Sounds a lot like what we’ve been trying to say – since ‘way before 2008. Thank you, Professor. Please continue.

“Can I say this any more simply?”, Professor Reich asks. “The earnings of the great American middle class fueled the great American expansion for three decades after World War II. The relative lack of earnings in more recent years set us up for the great American bust …

“Bottom line: The American economy is still struggling because the vast American middle class can’t spend more to get us out of first gear. What to do? There’s no simple answer in the short term except to hope we stay in first gear and not slide backwards. Over the long term the answer is to make sure the middle class gets far more of the gains from economic growth.
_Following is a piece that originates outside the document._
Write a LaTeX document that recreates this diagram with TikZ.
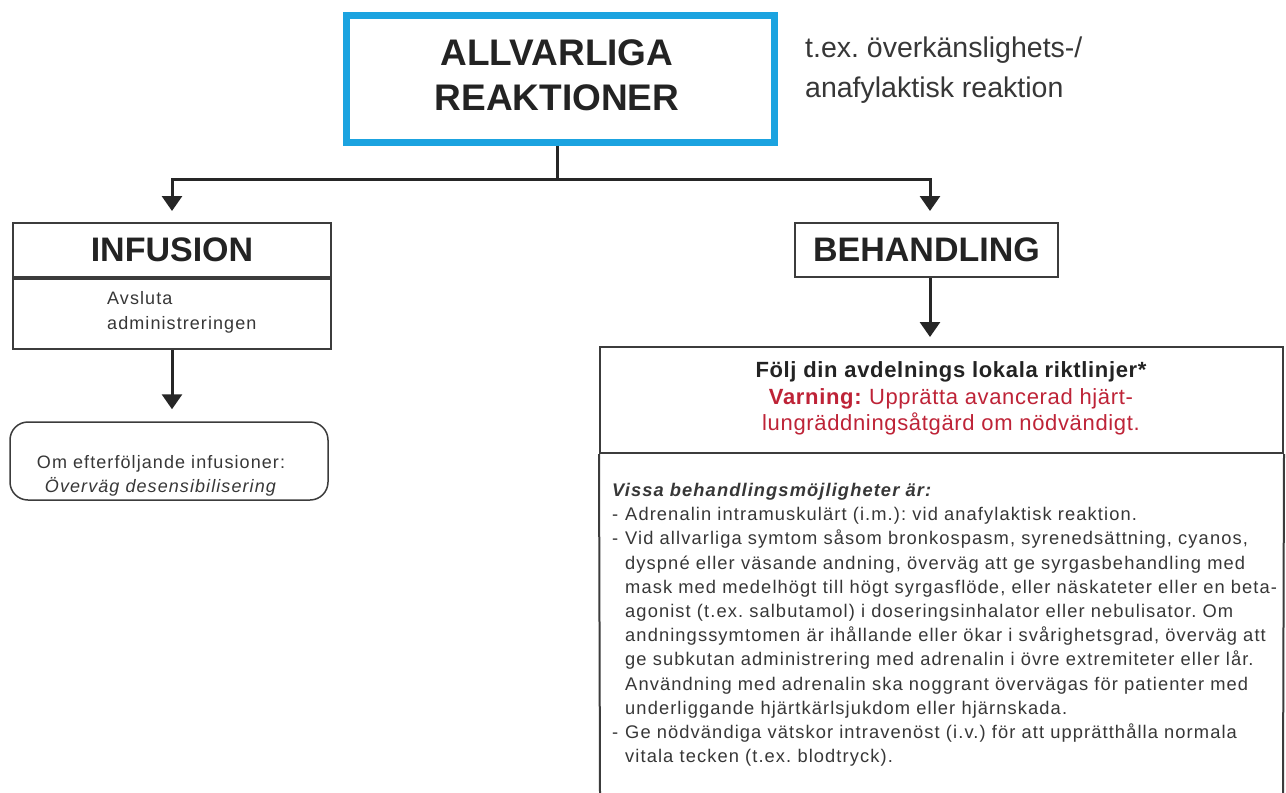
\documentclass[tikz,border=0pt]{standalone}
\usepackage{fontspec}
\setmainfont{Liberation Sans}
\newfontfamily\spacedfont{Liberation Sans}[LetterSpace=6]
\newfontfamily\hdrfont{Liberation Sans}[LetterSpace=3]
\usetikzlibrary{arrows.meta}
\definecolor{topblue}{RGB}{27,163,224}
\definecolor{warnred}{RGB}{190,35,55}
\definecolor{txt}{RGB}{35,35,35}
\definecolor{bodytxt}{RGB}{55,55,55}
\definecolor{edge}{RGB}{60,60,60}
\newcommand\dashitem{\makebox[13pt][l]{-}}
\newcommand\contind{\hspace*{13pt}}
\frenchspacing
\begin{document}
\begin{tikzpicture}[x=1pt,y=-1pt,
  box/.style={draw=edge, line width=2pt, inner sep=0pt},
  headtext/.style={font=\bfseries\fontsize{34}{40}\selectfont, text=txt},
  smalltext/.style={inner sep=0pt, text=bodytxt},
  trunk/.style={line width=3pt, draw=black!85},
  conn/.style={trunk, -{Triangle[width=20pt,length=15pt]}}]
\useasboundingbox (0,0) rectangle (1286,793);
\fill[white] (0,0) rectangle (1286,793);

% top box
\node[draw=topblue, line width=7pt, minimum width=428pt, minimum height=127pt, inner sep=0pt] (top) at (560,78.5) {};
\node[align=center, inner sep=0pt, text=txt, font=\bfseries\fontsize{37}{45}\selectfont] (toptext) at (557,75) {ALLVARLIGA\\REAKTIONER};
\node[anchor=west, align=left, inner sep=0pt, text=bodytxt, font=\fontsize{28.5}{40.5}\selectfont] (side) at (805,70) {t.ex. överkänslighets-/\\anafylaktisk reaktion};

% infusion
\node[box, minimum width=318pt, minimum height=54pt, headtext] (infhead) at (172,250) {INFUSION};
\node[box, minimum width=318pt, minimum height=70pt, anchor=north] (infbody) at (infhead.south) {};
\node[smalltext, anchor=west, align=left, font=\spacedfont\fontsize{18}{25}\selectfont] (inftext) at (107,312.6) {Avsluta\\administreringen};

\node[draw=edge, line width=1.5pt, rounded corners=18pt, minimum width=318pt, minimum height=78pt, inner sep=0pt] (consider) at (169,461) {};
\node[smalltext, align=center, font=\spacedfont\fontsize{18}{24}\selectfont] (considertext) at (161,476) {Om efterföljande infusioner:\\\textit{Överväg desensibilisering}};

% behandling
\node[box, minimum width=263pt, minimum height=54pt, headtext] (beh) at (926.5,250) {BEHANDLING};

\node[draw=edge, line width=2pt, minimum width=683pt, minimum height=106pt, inner sep=0pt] (bigtop) at (941.5,400) {};
\coordinate (bl) at (600,793);
\coordinate (br) at (1283,793);
\draw[draw=edge, line width=2pt] (bigtop.south west) -- (bl);
\draw[draw=edge, line width=2pt] (bigtop.south east) -- (br);

\node[align=center, inner sep=0pt, text=txt, font=\hdrfont\fontsize{22}{26.3}\selectfont] (hdr) at (951,398.5)
 {{\bfseries Följ din avdelnings lokala riktlinjer*}\\
  \textcolor{warnred}{\textbf{Varning:} Upprätta avancerad hjärt-}\\
  \textcolor{warnred}{lungräddningsåtgärd om nödvändigt.}};

\node[smalltext, anchor=north west, align=left, font=\spacedfont\fontsize{18.3}{24.2}\selectfont] (body) at (612,483)
 {{\bfseries\itshape Vissa behandlingsmöjligheter är:}\\
  \dashitem Adrenalin intramuskulärt (i.m.): vid anafylaktisk reaktion.\\
  \dashitem Vid allvarliga symtom såsom bronkospasm, syrenedsättning, cyanos,\\
  \contind dyspné eller väsande andning, överväg att ge syrgasbehandling med\\
  \contind mask med medelhögt till högt syrgasflöde, eller näskateter eller en beta-\\
  \contind agonist (t.ex. salbutamol) i doseringsinhalator eller nebulisator. Om\\
  \contind andningssymtomen är ihållande eller ökar i svårighetsgrad, överväg att\\
  \contind ge subkutan administrering med adrenalin i övre extremiteter eller lår.\\
  \contind Användning med adrenalin ska noggrant övervägas för patienter med\\
  \contind underliggande hjärtkärlsjukdom eller hjärnskada.\\
  \dashitem Ge nödvändiga vätskor intravenöst (i.v.) för att upprätthålla normala\\
  \contind vitala tecken (t.ex. blodtryck).};

% connectors
\path (top.south) ++(-3,34) coordinate (fork);
\draw[trunk] (top.south -| fork) -- (fork);
\draw[conn, shorten >=11pt] (fork) -| (infhead.north);
\draw[conn, shorten >=11pt] (fork) -| ([xshift=3.5pt]beh.north);
\draw[conn, shorten >=12pt] (infbody.south) -- (infbody.south |- consider.north);
\draw[conn, shorten >=9pt] ([xshift=3.5pt]beh.south) -- ([xshift=3.5pt]beh.south |- bigtop.north);
\end{tikzpicture}
\end{document}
“How? We might learn something from history. In 1941 America went to war – a vast mobilization that employed every able-bodied adult American, and put money in their pockets … Get it?” –

Three years ago yesterday, in our Vol. XIX, Art. 34 commentary, we quoted what Lawrence Mishel, the president of the Economic Policy Institute said about American middle class unemployment:

“Joblessness is like a cancer in the society. The last thing in the world that you want is for it to metastasize. And that’s what’s happening now. Don’t tell me about the stock market. Don’t tell me about the banks and their perpetual flimflammery. Tell me whether the poor and middle-income families can find work. If they can’t, the country’s in trouble.”-

Joblessness? Let’s learn from history. American manufacturing facilities still exist. They exist as remnants of the WWII Emergency Shipbuilding Programs that provided jobs for millions and ended the Great Depression. Let’s revitalize those shipyards. Our patented container ships, Title XI’s financing and the Jones Act will create the jobs so that “our economy can get out of first gear.”